Late stage capitalism has changed us all. Feels like there's a lot less room for experimentality in this huge carefully curated experience. We've all seen too much.
edit to add: Maybe the popularity of reboots are us yearning for simpler times. We can't reboot society so we reboot our movies, music, shows, etc. Meanwhile, constantly rehashing old plots prevents the renewal we really want.
The only minor complaint i have is when they showed an obscure barbie thing and the character in the movie had to say out loud: "that was a real thing."
Or when the director had to put in her commentary saying that the barbie actor was a bad example because how pretty she is. It felt so unnecessary, if it was so bad, cut it out.
I knew nothing about the movie when i watched it and even i knew or highly assumed that everything in the movie is a real barbie thing, so i didn't see the point of one of the main character pointing it out. It just felt off to me. Kinda like: don't blame us, the movie makers, it was a real thing. And i nean that specifically, not the part where they freeze framed the clothes and accessories and named them.
Like i found the barbie living in the tree house hilarious, but thanks for letting me know that it's a real thing that you could buy, and thank god that lady knew everything and anything about barbies to tell us.
Maybe it would be funnier if the Mattel guys were barbie nerds who would point out stuff like that. Idk, it didn't make the movie bad or worse, it just feels dumbed down, for no reason.
As much as I was fed up with “Batman: Hulks Revenge - Infinity Multiverse Edition, a Groot and Thanos Love Story” ten years ago, I can’t deny that they’re popular titles. I just hope that movie makers will shift back to originality at some point.
But for now, due to the shift in how media is consumed, they’re unlikely to go for anything that is not a safe choice, which sadly means that they’ll stick to sequels or renoots of established brands.
I don't think they ran out of ideas. The thing that i hate about modern movies or the industry behind it is that they make a movie, let's take op's movie for example, which cost 80million to make, everything included. It made 100million dollars and is considered a failure. Any normal ass company is glad to pay their workers and make some money. Just imagine joe's plumber shop working for 9 month on a project that cost him 80k in labour and materials and he makes 100k, which means 20 k profits and he's like: oh no, what a shitshow, i didn't even make half a million.
I get your point, but 20k USD profit for a 9 month project could be an absolute shit show. Businesses need enough to cover costs during the bad times as well as the good, so 20% profit wouldn't cover for very long if projects dried up the next year.

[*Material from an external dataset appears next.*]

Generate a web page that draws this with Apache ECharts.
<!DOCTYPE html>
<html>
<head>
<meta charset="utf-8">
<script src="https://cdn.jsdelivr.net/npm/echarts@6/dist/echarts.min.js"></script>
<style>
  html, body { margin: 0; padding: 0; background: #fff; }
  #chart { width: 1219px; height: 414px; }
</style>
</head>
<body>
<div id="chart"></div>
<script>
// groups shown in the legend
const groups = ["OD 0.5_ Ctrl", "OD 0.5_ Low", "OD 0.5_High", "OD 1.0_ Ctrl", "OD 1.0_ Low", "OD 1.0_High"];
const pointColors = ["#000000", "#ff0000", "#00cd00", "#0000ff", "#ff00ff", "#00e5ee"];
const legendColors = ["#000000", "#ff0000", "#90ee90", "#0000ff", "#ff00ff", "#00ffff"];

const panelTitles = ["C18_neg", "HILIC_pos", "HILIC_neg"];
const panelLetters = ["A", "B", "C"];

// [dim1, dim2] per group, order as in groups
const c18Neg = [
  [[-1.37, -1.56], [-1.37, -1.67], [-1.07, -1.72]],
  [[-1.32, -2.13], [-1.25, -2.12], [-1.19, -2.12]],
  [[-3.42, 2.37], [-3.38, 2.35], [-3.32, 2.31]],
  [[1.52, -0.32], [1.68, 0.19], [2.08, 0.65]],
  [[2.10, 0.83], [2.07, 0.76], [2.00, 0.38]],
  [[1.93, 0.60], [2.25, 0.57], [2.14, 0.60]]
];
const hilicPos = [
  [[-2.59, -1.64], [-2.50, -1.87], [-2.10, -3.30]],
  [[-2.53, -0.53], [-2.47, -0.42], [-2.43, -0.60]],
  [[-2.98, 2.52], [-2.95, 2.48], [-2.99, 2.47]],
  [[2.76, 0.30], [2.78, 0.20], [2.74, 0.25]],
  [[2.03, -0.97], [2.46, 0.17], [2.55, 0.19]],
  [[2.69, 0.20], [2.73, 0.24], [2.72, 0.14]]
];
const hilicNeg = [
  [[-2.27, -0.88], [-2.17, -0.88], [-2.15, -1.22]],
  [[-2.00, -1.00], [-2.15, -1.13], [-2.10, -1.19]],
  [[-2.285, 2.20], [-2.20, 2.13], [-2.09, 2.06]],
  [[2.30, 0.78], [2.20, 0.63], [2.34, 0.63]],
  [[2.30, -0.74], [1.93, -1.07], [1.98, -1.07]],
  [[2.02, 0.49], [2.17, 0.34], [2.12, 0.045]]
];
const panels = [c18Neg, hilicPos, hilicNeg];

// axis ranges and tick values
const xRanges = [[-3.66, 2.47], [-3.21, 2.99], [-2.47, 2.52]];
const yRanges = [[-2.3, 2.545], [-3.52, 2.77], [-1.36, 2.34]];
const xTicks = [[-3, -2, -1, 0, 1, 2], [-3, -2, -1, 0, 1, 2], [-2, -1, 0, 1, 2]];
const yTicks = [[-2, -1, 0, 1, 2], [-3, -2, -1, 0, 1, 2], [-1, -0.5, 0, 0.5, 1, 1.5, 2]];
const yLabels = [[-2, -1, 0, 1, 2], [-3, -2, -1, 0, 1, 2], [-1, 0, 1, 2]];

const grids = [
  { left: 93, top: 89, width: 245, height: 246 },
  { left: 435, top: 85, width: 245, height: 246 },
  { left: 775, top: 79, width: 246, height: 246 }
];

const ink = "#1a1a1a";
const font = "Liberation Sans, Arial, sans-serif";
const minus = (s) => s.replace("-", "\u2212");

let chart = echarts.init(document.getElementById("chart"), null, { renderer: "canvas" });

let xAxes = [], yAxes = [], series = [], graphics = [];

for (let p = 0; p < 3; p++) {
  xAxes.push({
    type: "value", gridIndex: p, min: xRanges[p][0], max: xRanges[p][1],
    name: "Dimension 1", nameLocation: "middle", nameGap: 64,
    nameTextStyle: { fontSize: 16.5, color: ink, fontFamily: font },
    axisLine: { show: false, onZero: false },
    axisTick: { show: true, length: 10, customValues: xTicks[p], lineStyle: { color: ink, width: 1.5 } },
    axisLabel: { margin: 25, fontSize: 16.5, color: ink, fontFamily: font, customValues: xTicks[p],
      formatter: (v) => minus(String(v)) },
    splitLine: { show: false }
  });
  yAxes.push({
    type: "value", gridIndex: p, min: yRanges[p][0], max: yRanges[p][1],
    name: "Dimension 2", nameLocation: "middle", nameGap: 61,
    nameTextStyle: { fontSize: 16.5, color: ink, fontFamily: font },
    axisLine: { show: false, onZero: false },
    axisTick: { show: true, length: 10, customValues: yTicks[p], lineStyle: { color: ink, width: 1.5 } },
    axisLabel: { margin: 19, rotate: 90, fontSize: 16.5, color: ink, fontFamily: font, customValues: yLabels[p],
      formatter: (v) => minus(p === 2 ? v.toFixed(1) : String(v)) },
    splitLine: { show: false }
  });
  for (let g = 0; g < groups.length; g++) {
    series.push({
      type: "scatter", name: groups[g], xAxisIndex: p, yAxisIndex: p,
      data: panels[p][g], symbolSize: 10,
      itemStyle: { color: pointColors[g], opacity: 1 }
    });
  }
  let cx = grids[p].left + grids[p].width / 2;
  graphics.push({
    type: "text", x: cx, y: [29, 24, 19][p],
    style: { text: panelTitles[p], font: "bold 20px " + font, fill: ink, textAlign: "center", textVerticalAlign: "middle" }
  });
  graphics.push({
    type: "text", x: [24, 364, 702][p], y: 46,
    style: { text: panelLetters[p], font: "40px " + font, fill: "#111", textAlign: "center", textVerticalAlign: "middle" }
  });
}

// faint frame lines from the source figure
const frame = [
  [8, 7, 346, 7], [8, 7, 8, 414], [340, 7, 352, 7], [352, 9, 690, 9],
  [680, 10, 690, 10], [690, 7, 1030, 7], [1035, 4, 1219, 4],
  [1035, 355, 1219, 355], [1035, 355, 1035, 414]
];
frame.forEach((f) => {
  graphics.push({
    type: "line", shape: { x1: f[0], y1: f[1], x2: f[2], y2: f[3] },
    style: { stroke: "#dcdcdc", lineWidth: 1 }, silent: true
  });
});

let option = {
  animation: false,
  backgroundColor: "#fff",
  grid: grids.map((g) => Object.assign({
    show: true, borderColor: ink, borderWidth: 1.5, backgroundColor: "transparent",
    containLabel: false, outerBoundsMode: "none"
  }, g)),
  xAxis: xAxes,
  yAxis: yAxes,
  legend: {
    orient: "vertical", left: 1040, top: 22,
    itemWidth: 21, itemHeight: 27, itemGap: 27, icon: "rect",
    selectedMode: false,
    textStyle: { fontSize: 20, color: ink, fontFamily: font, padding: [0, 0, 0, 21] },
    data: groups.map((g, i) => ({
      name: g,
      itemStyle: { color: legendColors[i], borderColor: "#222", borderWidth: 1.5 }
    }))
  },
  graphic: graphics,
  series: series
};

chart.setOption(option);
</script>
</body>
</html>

Nah it's not that they ran out of ideas. It's that the market has changed and there's no room for risky mid-budget or high budget movies. Back in the day they could make a substantial chunk off of home video sales rather than just the theatrical release. Now streaming is not nearly as lucrative and they have to compete with a ton more forms of media. So when you're dropping hundreds of millions to make a movie you have to be damn sure it's gonna draw people to the theaters. So you take fewer risks and make things as wide as possible to appeal to everyone worldwide.
There was a really good 1 hour long YouTube video posted recently that broke it down
Ryan’s performance was worth the price of admission alone. I reccomend the film on that.

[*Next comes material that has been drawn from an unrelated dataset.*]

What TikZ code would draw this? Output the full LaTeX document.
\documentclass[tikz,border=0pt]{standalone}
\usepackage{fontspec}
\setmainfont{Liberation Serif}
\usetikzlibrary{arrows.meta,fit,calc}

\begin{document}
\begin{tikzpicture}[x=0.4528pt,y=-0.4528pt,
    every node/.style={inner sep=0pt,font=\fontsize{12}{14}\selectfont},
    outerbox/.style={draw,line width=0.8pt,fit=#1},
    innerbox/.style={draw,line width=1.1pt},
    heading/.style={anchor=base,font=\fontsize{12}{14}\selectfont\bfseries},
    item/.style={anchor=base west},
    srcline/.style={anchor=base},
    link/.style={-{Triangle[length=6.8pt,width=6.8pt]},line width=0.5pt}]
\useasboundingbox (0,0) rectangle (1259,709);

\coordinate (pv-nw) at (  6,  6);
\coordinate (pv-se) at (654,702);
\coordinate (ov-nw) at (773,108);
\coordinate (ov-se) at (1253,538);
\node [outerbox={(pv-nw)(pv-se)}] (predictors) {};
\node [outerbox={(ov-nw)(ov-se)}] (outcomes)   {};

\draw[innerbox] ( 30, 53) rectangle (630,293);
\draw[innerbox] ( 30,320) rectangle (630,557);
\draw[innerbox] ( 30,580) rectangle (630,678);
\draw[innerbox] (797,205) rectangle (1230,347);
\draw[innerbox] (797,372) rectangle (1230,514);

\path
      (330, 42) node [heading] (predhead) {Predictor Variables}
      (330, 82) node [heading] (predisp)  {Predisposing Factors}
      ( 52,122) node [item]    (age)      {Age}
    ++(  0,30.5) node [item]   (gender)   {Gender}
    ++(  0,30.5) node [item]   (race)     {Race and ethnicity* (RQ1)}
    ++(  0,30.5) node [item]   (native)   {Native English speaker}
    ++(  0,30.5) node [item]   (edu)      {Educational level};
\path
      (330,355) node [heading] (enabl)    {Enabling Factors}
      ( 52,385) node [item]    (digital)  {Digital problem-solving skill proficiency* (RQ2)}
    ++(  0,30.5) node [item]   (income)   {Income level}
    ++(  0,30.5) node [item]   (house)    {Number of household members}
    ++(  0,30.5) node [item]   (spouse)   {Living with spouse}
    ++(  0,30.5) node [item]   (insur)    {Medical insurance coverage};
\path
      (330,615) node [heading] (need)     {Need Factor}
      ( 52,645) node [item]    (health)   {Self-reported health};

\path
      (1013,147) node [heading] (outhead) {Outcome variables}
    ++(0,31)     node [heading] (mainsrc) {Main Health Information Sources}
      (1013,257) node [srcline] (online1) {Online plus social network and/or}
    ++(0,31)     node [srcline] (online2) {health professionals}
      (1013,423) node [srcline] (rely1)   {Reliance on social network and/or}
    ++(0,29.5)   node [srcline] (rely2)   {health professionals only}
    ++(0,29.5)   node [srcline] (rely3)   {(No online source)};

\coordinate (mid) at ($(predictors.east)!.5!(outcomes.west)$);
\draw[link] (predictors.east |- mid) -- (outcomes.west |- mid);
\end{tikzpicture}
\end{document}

From a story POV, as seen by me, I saw Barbieland as a deliberate mirror to the real world, but the gender roles are flipped, everything then stems from that perspective. I never owned a Barbie so my perspective is biased to seeing the world as a metaphor, maybe it just is that way.
For starters, I think Ken is the protagonist of this film, as he is the one that goes through the journey of character growth. Where Barbie and the Barbie’s are pushing to go back to the status quo, ken and the kens are pushing to go forward (misguided as they may be). I joked when I got home that Barbie is the antagonist of her own movie. If you see Ken as the protagonist, his character growth is facing gender equality in himself and the world he finds himself in, Barbie is the narrative enemy to that. The otherway doesn’t exist however, Babrie’s existential character growth of who she is in the world is never hindered by anyone narratively except herself.

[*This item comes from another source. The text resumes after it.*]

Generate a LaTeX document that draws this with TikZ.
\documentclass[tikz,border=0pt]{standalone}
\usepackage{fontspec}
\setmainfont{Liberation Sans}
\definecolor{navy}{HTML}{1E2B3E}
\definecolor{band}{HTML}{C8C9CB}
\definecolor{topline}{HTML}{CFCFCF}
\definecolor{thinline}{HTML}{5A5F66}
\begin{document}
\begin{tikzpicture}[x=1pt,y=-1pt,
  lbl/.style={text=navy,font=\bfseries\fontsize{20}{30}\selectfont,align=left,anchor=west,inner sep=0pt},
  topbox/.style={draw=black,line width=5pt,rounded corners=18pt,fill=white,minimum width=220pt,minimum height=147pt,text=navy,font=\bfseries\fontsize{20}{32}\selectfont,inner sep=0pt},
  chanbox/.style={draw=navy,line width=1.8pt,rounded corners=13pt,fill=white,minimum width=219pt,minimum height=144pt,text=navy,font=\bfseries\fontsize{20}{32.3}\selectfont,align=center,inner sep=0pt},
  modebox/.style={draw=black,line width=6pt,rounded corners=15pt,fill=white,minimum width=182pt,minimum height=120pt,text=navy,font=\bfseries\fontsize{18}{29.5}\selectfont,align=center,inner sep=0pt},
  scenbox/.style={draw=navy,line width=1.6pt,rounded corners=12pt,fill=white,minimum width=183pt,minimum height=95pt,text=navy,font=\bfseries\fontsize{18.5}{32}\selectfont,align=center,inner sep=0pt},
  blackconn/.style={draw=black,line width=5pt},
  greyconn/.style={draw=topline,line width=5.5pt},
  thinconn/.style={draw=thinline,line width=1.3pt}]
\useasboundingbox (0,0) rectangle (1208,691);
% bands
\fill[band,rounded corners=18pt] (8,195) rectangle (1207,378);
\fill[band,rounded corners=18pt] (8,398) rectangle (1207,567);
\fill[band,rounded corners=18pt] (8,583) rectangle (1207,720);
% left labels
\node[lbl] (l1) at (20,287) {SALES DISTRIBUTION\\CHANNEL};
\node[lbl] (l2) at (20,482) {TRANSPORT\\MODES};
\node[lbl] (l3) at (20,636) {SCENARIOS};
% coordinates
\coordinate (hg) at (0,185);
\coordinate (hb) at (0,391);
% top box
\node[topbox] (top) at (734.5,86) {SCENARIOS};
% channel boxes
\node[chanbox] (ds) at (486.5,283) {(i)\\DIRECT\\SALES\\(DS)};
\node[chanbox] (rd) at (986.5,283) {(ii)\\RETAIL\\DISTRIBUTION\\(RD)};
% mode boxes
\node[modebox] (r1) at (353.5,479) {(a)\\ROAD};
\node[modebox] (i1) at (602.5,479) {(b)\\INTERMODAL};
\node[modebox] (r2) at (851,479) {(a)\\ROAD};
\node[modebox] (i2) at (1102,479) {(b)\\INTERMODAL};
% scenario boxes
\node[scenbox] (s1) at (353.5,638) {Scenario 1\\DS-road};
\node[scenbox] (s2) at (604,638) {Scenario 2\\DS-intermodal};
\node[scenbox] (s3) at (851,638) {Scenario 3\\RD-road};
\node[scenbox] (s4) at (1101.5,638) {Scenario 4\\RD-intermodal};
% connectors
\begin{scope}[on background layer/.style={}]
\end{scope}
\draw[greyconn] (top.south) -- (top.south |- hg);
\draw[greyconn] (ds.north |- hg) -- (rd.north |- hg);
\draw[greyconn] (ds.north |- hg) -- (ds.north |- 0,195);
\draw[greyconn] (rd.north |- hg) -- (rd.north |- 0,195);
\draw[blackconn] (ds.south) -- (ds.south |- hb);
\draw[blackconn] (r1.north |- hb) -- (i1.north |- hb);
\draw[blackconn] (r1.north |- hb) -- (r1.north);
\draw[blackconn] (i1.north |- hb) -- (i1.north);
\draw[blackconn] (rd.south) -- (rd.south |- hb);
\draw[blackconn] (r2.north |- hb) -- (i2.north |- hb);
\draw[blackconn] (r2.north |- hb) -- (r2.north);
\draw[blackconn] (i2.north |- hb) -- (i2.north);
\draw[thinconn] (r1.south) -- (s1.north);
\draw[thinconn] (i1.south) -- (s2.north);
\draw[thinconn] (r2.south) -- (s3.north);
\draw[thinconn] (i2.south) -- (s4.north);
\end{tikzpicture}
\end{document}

For social commentary, just as the world’s are a mirror I saw the social causes too as a mirror. The message is not good. Ken is shallow and wants change for petty reasons, both criticisms leveled at feminism. The solution the film presents to gender inequality is, “don’t push change might happen over time”, the ken’s might even get a judge one day. There is a joke that the right always critises social messages for going too far, and the left will always say it doesn’t go far enough… So I don’t say Barbie celebrates conservatives for being a limiting factor on social change, but the film does celebrate conservatives for limiting social change… This relies on me seeing Ken’s cause as the alagory to feminism, being that I saw the world as a mirror, it was natural to me.
I didn’t see the point in the CEO’s except to present corporate executives in a more sympathetic light. Allen was wasted potential, he seemed meta aware that could have been fun to explore, he was funny though.
I should say, I was willing to meet Barbie wherever it wanted to go. If it wanted to be a fun romp of “the Barbiemobile is broken, hijinks ensue in fixing it” I would have turned my brain off and went for the ride. If the film wanted to purely examine Barbie’s place in the world, but with jokes, I would have met it there and viewed it through that lens instead. The film instead has the real world social commentary of “patriarchy bad” but with jokes, so viewed it through that lens. Jokes where ok, the message was meh, Ryan was phenomenal, go see it
Totally agree on Ryan Gosling’s performance although I saw both Ken and Barbie as the protagonists when I watched it. Where they both acted as mirrors of each other until the end when they meet in the middle.
Almost like a Man (B+K) vs Self (B+K) conflict as opposed to a Man (B) vs Man (K) style conflict.
Cody Johnson put it very well when he talked about how movie executives saw that Barbie was a smart and funny movie with a good message and decided that meant they needed to make more movies about Mattel toys.
Executives don’t even like movies very much. They just want to make money and they do whatever they think will make money, not make good movies.